Back upstairs we sit and dig into dirt pudding, accented with deliciously mushy Oreos and rubbery gummy worms, treats I do not allow myself to eat too regularly these days. The pudding floats fluffy in my mouth and I take another serving though I definitely don't need it and am almost sure I don't want it, but I am doing my best to hold on to the food memory for posterity. I will doubtlessly need it since I have been subsisting off oatmeal and Lean Cuisines for the last few weeks and in this dirt pudding-ensconced moment I am in food bliss. At 1:30 in the morning, AR, D and I take the train back through Brooklyn.
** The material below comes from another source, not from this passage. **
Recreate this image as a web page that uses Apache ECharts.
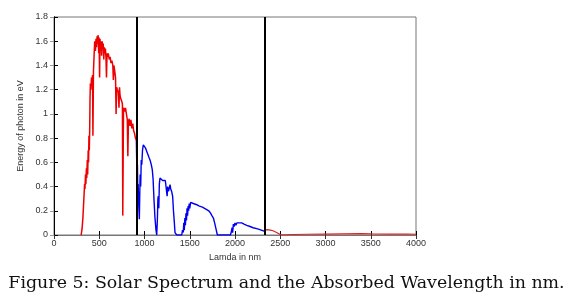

Once they depart at their stop I read Patti Smith's M Train until I get back into Manhattan, the air cool enough that I wrap my arms with the cardigan I've been keeping in my bag for such an occasion.

*

Saturday I have brunch with DL, a happy treat since I have barely spent any real time with him in many months. At Bar Corvo near the Brooklyn Museum, we dive into a fish sandwich (me) and a foccacia bread pudding (he…though I helped, probably more than I should have…). We walk all over the neighborhood, making our way around and then through Prospect Park and down into Park Slope and then by Barclays Center, chatting about the weirdness and wonderfulness in our current lives. He is older and wiser than I and I value his insights, doing my best to remember them for when I move forward. The sun is hot on our limbs but we press on, listening and overlapping speech naturally and never disrespectfully. Our stories bend and twist and our conversation sparks new topics at every turn, as it always has. By the time we reach Atlantic Terminal, we have walked several miles but, a mark of true friendship, I have barely noticed. Hugs and goodbyes are exchanged and I feel that same tug at my heartstrings when I leave all of my friends, that leftover ache of being an only child and going home to my empty room filled with stuffed animals that won't talk back to me. But as always, I know I will see them again, and with that I descend into the Q train to make my way back to Manhattan.